Reputation: 944
I have a table like this :
Clients City Timestamp
1 NY 0
1 WDC 10
1 NY 11
2 NY 20
2 WDC 15
What I want as an output is to collect all the cities based on the timestamp (each timestamp has a unique city per user). But without displaying the timestamp. The final list must only contains the cities in order. So, for that example, it gives something like this :
Clients my_list Timestamp
1 NY - WDC - NY
2 WDC - NY
Maybe, I should generate a list using timestamp. Then remove the timestamp in this list. I don't know...
I am using spark sql with scala. So,I tried to use collect_list in both sql or in scala but it seems that we lose the ordering after using it.
Can you help me to fix this issue ?
Upvotes: 4
Views: 1541
Reputation: 5078
Since spark 2.4, you can apply your first idea of creating an object with timestamp and city, collect those objects as list, sort the list and then drop timestamp for each object in the list:
import org.apache.spark.sql.functions.{array_sort, col, collect_list, struct}
val result = inputDf.groupBy("Clients")
.agg(
array_sort(
collect_list(
struct(col("Timestamp"), col("City"))
)
).getField("City").as("Cities")
)
With the following inputDf
dataframe:
+------+----+---------+
|Client|City|Timestamp|
+------+----+---------+
|1 |NY |0 |
|1 |WDC |10 |
|1 |NY |11 |
|2 |NY |20 |
|2 |WDC |15 |
+------+----+---------+
You will get the following result
dataframe:
+------+-------------+
|Client|Cities |
+------+-------------+
|1 |[NY, WDC, NY]|
|2 |[WDC, NY] |
+------+-------------+
Using this method, you will only shuffle your input dataframe once.
Upvotes: 0
Reputation: 325
I would simply do the below:
val a = Seq((1,"NY",0),(1,"WDC",10),(1,"NY",11),(2,"NY",20),(2,"WDC",15))

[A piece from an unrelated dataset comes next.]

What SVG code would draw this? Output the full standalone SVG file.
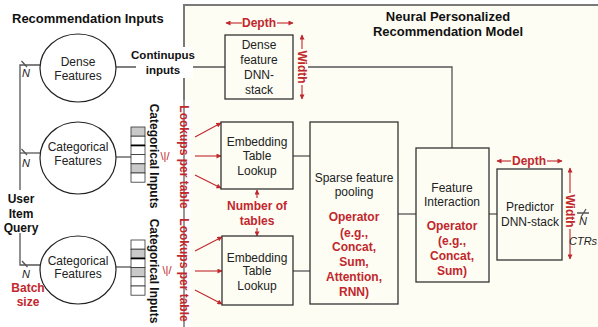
<svg xmlns="http://www.w3.org/2000/svg" width="598" height="327" viewBox="0 0 598 327">
<style>
text{font-family:"Liberation Sans",Arial,sans-serif}
.h{font-weight:bold;font-size:13px;fill:#111}
.b{font-weight:bold;font-size:12px;fill:#111}
.bc{font-weight:bold;font-size:11.5px;fill:#111}
.r{font-weight:bold;font-size:12px;fill:#c1272d}
.n{font-size:12px;fill:#222}
.i{font-style:italic;font-size:11px;fill:#222}
.m{text-anchor:middle}
.box{fill:#fdfdf4;stroke:#333;stroke-width:1.3}
.ell{fill:#fff;stroke:#222;stroke-width:1.2}
.ln{fill:none;stroke:#555;stroke-width:1.3}
.ra{fill:none;stroke:#c1272d;stroke-width:1.1}
.cw{fill:#fff;stroke:#333;stroke-width:0.8}
.cg{fill:#c9c9c9;stroke:#333;stroke-width:0.8}
</style>
<defs>
<marker id="ah" viewBox="0 0 10 10" refX="9" refY="5" markerWidth="6" markerHeight="5" markerUnits="userSpaceOnUse" orient="auto">
<path d="M0,0 L10,5 L0,10 z" fill="#c1272d"/>
</marker>
</defs>

<rect x="184" y="5" width="420" height="330" fill="#fdfdf4" stroke="#7a7a7a" stroke-width="2"/>

<text class="h" x="12" y="23">Recommendation Inputs</text>
<text class="h m" x="448" y="21">Neural Personalized</text>
<text class="h m" x="448" y="36">Recommendation Model</text>

<g id="connectors">
<path class="ln" d="M116,67 H225"/>
<path class="ln" d="M308,67 H452 V148"/>
<path class="ln" d="M293,156 H310"/>
<path class="ln" d="M293,271 H310"/>
<path class="ln" d="M398,214 H416"/>
<path class="ln" d="M489,214 H497"/>
<path class="ln" d="M40,65 H20 V190"/>
<path class="ln" d="M20,153 H40"/>
<path class="ln" d="M20,233 V265 H40"/>
<path class="ln" d="M116,157 H131"/>
<path class="ln" d="M116,267 H131"/>
<path class="ln" d="M21.5,61 L27,67 M21.5,149 L27,155 M22,261 L27.5,267"/>
<path class="ln" d="M577,213 H589 M581,217 L586,209" stroke-width="1"/>
<rect x="136" y="47" width="57" height="31" fill="#fff"/>
<text class="bc m" x="163" y="59">Continupus</text>
<text class="bc m" x="163" y="74">inputs</text>
<path class="ra" marker-end="url(#ah)" d="M195,137 L221,123"/>
<path class="ra" marker-end="url(#ah)" d="M195,156 L221,156"/>
<path class="ra" marker-end="url(#ah)" d="M195,175 L221,188"/>
<path class="ra" marker-end="url(#ah)" d="M195,251 L222,237"/>
<path class="ra" marker-end="url(#ah)" d="M195,271 L222,271"/>
<path class="ra" marker-end="url(#ah)" d="M195,290 L222,304"/>
<path class="ra" marker-end="url(#ah)" d="M257,198 V190"/>
<path class="ra" marker-end="url(#ah)" d="M257,228 V236"/>
<path class="ra" marker-end="url(#ah)" d="M242,23 H226"/>
<path class="ra" marker-end="url(#ah)" d="M277,23 H293"/>
<path class="ra" marker-end="url(#ah)" d="M302,49 V35"/>
<path class="ra" marker-end="url(#ah)" d="M302,85 V99"/>
<path class="ra" marker-end="url(#ah)" d="M511,161 H497"/>
<path class="ra" marker-end="url(#ah)" d="M547,161 H562"/>
<path class="ra" marker-end="url(#ah)" d="M570,193 V168"/>
<path class="ra" marker-end="url(#ah)" d="M570,229 V259"/>
</g>

<g id="labels">
<text class="r m" x="259" y="27">Depth</text>
<text class="r m" x="529" y="165">Depth</text>
<text class="r m" transform="translate(298,67) rotate(90)">Width</text>
<text class="r m" transform="translate(566,211) rotate(90)">Width</text>
<text class="r m" x="257" y="210">Number of</text>
<text class="r m" x="257" y="225">tables</text>
<text class="b m" x="21" y="203">User</text>
<text class="b m" x="21" y="217.5">Item</text>
<text class="b m" x="21" y="232">Query</text>
<text class="r m" x="28" y="292">Batch</text>
<text class="r m" x="28" y="306">size</text>
<text class="i m" x="26" y="77">N</text>
<text class="i m" x="26" y="167">N</text>
<text class="i m" x="26" y="278">N</text>
<text class="i m" x="583" y="225">N</text>
<text class="i" x="569" y="245">CTRs</text>
<text class="b m" transform="translate(149.5,156) rotate(90)">Categorical Inputs</text>
<text class="b m" transform="translate(149.5,271) rotate(90)">Categorical Inputs</text>
<rect x="176" y="100" width="15" height="227" fill="#fff"/>
<path d="M184,100 V327" stroke="#555" stroke-width="1.2"/>
<text class="r m" transform="translate(179.5,157) rotate(90)">Lookups per table</text>
<text class="r m" transform="translate(179.5,270) rotate(90)">Lookups per table</text>
<text class="r m" style="font-size:11px;font-weight:normal" x="165" y="160">\|/</text>
<text class="r m" style="font-size:11px;font-weight:normal" x="167" y="274">\|/</text>
</g>

<g id="dense-features">
<ellipse class="ell" cx="78" cy="68" rx="38" ry="34"/>
<text class="n m" x="78" y="66">Dense</text>
<text class="n m" x="78" y="80">Features</text>
</g>
<g id="categorical-features-1">
<ellipse class="ell" cx="78" cy="158" rx="38" ry="36"/>
<text class="n m" x="78" y="151">Categorical</text>
<text class="n m" x="78" y="165">Features</text>
</g>
<g id="categorical-features-2">
<ellipse class="ell" cx="78" cy="270" rx="38" ry="34"/>
<text class="n m" x="78" y="265">Categorical</text>
<text class="n m" x="78" y="278">Features</text>
</g>
<g id="categorical-inputs-1">
<rect class="cg" x="131" y="127" width="14" height="9.2"/>
<rect class="cw" x="131" y="136.2" width="14" height="9.2"/>
<rect class="cw" x="131" y="145.4" width="14" height="9.2"/>
<rect class="cw" x="131" y="154.6" width="14" height="9.2"/>
<rect class="cg" x="131" y="163.8" width="14" height="9.2"/>
<rect class="cw" x="131" y="173" width="14" height="9.2"/>
<path d="M131,145.4 H145" stroke="#000" stroke-width="1.8"/>
</g>
<g id="categorical-inputs-2">
<rect class="cw" x="131" y="240" width="14" height="9.2"/>
<rect class="cg" x="131" y="249.2" width="14" height="9.2"/>
<rect class="cw" x="131" y="258.4" width="14" height="9.2"/>
<rect class="cg" x="131" y="267.6" width="14" height="9.2"/>
<rect class="cw" x="131" y="276.8" width="14" height="9.2"/>
<rect class="cw" x="131" y="286" width="14" height="9.2"/>
<path d="M131,258.4 H145" stroke="#000" stroke-width="1.8"/>
</g>
<g id="dense-dnn">
<rect class="box" x="225" y="35" width="68" height="64"/>
<text class="n m" x="259" y="49">Dense</text>
<text class="n m" x="259" y="64">feature</text>
<text class="n m" x="259" y="79">DNN-</text>
<text class="n m" x="259" y="94">stack</text>
</g>
<g id="embedding-1">
<rect class="box" x="221" y="122" width="72" height="67"/>
<text class="n m" x="257" y="146">Embedding</text>
<text class="n m" x="257" y="160">Table</text>
<text class="n m" x="257" y="175">Lookup</text>
</g>
<g id="embedding-2">
<rect class="box" x="222" y="236" width="71" height="69"/>
<text class="n m" x="257" y="262">Embedding</text>
<text class="n m" x="257" y="275">Table</text>
<text class="n m" x="257" y="290">Lookup</text>
</g>
<g id="sparse-pooling">
<rect class="box" x="310" y="122" width="88" height="182"/>
<text class="n m" x="354" y="182">Sparse feature</text>
<text class="n m" x="354" y="196">pooling</text>
<text class="r m" x="354" y="221">Operator</text>
<text class="r m" x="354" y="237">(e.g.,</text>
<text class="r m" x="354" y="251">Concat,</text>
<text class="r m" x="354" y="266">Sum,</text>
<text class="r m" x="354" y="281">Attention,</text>
<text class="r m" x="354" y="296">RNN)</text>
</g>
<g id="feature-interaction">
<rect class="box" x="416" y="148" width="73" height="134"/>
<text class="n m" x="452" y="192">Feature</text>
<text class="n m" x="452" y="206">Interaction</text>
<text class="r m" x="452" y="230">Operator</text>
<text class="r m" x="452" y="245">(e.g.,</text>
<text class="r m" x="452" y="260">Concat,</text>
<text class="r m" x="452" y="275">Sum)</text>
</g>
<g id="predictor">
<rect class="box" x="497" y="169" width="65" height="91"/>
<text class="n m" x="530" y="211">Predictor</text>
<text class="n m" x="530" y="226">DNN-stack</text>
</g>
</svg>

.toDF("client", "city", "timestamp")
val w = Window.partitionBy($"client").orderBy($"timestamp")
val b = a.withColumn("sorted_list", collect_list($"city").over(w))
Here I used Window
to partiton over client and ordered on timestamp
At this point you have a dataframe like this:
+------+----+---------+-------------+
|client|city|timestamp|sorted_list |
+------+----+---------+-------------+
|1 |NY |0 |[NY] |
|1 |WDC |10 |[NY, WDC] |
|1 |NY |11 |[NY, WDC, NY]|
|2 |WDC |15 |[WDC] |
|2 |NY |20 |[WDC, NY] |
+------+----+---------+-------------+
Here, you created the new column sorted_list has ordered list of values, sorted by timestamp, but you have duplicated rows per client. To remove the duplicated ones, groupBy
client and keep the max value in for each group:
val c = b
.groupBy($"client")
.agg(max($"sorted_list").alias("sorted_timestamp"))
.show(false)
+------+----------------+
|client|sorted_timestamp|
+------+----------------+
|1 |[NY, WDC, NY] |
|2 |[WDC, NY] |
+------+----------------+
Upvotes: 4
Reputation: 196
# below can be helpful for you to achieve your target
val input_rdd = spark.sparkContext.parallelize(List(("1","NY","0"),("1","WDC","10"),("1","NY","11"),("2","NY","20"),("2","WDC","15")))
val input_df = input_rdd.toDF("clients","city","Timestamp")
val winspec1 = Window.partitionBy($"clients").orderBy($"Timestamp")
val input_df1 = input_df.withColumn("collect", collect_list($"city").over(winspec1))
input_df1.show
Output:
+-------+----+---------+-------------+
|clients|city|Timestamp| collect|
+-------+----+---------+-------------+
| 1| NY| 0| [NY]|
| 1| WDC| 10| [NY, WDC]|
| 1| NY| 11|[NY, WDC, NY]|
| 2| WDC| 15| [WDC]|
| 2| NY| 20| [WDC, NY]|
+-------+----+---------+-------------+
val winspec2 = Window.partitionBy($"clients").orderBy($"Timestamp".desc)
input_df1.withColumn("number", row_number().over(winspec2)).filter($"number" === 1).drop($"number").drop($"Timestamp").drop($"city").show
Output:
+-------+-------------+
|clients| collect|
+-------+-------------+
| 1|[NY, WDC, NY]|
| 2| [WDC, NY]|
Upvotes: 1